Julian Schnabel
Untitled (The Sky of Illimitableness), 2015
inkjet print and oil on polyester
130 x 142 inches (330.2 x 360.68 cm)
Julian Schnabel established himself as one of the leading painters of his generation in the late 1970s through his use of unconventional materials, varied painting surfaces, and inventive modes of construction. Sustaining that career at a high level for more than 40 years would be enough of a challenge for any artist.
It's fair to say that to couple that with a film career that spans almost 30 years and includes a best director Academy Award nomination, for "The Diving Bell and the Butterfly," puts him in a class by himself.
Mr. Schnabel's career is to be the subject of two celebrations in August. "Julian Schnabel: Selected Works From Home," which features paintings, drawings, and sculptures from the artist's personal collection, will open at Guild Hall on Sunday. Guests at Guild Hall's summer gala will be able to preview the exhibition Friday night, and members can do so on Saturday,
The Sag Harbor Cinema is presenting another Schnabel show, a retrospective timed to run concurrently with Guild Hall's, called "Portrait of the Artist: Julian Schnabel and Film." It will open next Thursday at 6 p.m. with a sneak preview of a newly restored version of his first film, "Basquiat" (1996), which starred a 20-year-old Jeffrey Wright as the legendary painter. A question-and-answer session with the filmmaker will follow the screening.

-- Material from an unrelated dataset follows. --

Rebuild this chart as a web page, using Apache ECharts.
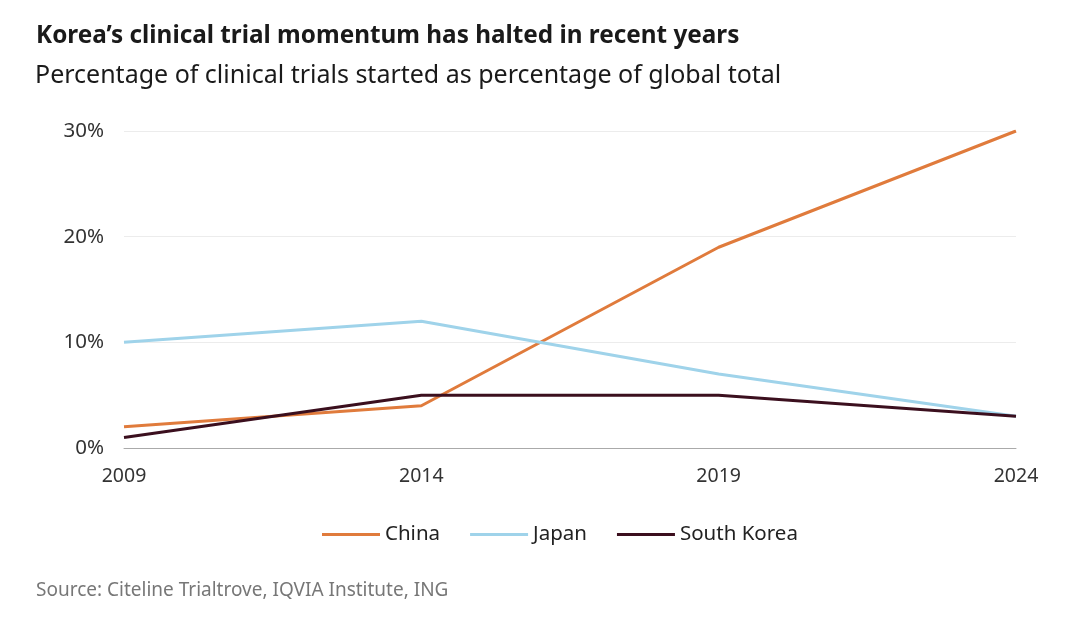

The works on view at Guild Hall, made over the past 45 years, include an early wax painting, "Procession (for Jean Vigo)" from 1979; "Salinas Cruz," a 1984 painting on velvet; paintings on printed materials and tarpaulins, and multiple plate-paintings, which show the artist's various approaches to that material over decades.
"When we first started talking with Julian about this show, he invited us to his home in Montauk and took us around," said Melanie Crader, Guild Hall's director of visual arts and curator of the exhibition, during a conversation at the cultural center. "One of the things I love that he always says is that he lives among his work, but he also lives among other artists’ work."
Most of the works in the exhibition come from the artist's home in New York City, but there are several pieces from Montauk. "It’s work he’s chosen to keep and live among, and I think that’s what’s really special about it," said Ms. Crader. "It’s also really generous that he’s sharing this work with us."
Noting that Mr. Schnabel has been a constant in contemporary art discourse since his first show in 1979, she cited as one source of his "revolutionary force" the idea that "he has no hierarchy about painting or work. Whether it's content or materials, all of those things are in play. What I find fascinating is how much freedom that has given him. And I think you see that in his work."
According to Max Hollein, the director of the Metropolitan Museum of Art and author of two books about Mr. Schnabel, "Emerging from an American artistic tradition that deliberately challenged reigning ideas of surface and form in paintings, since the late 1970s the artist has sought to transform the realities and possibilities of the medium: what a painting is, what it can be, and how it can be done."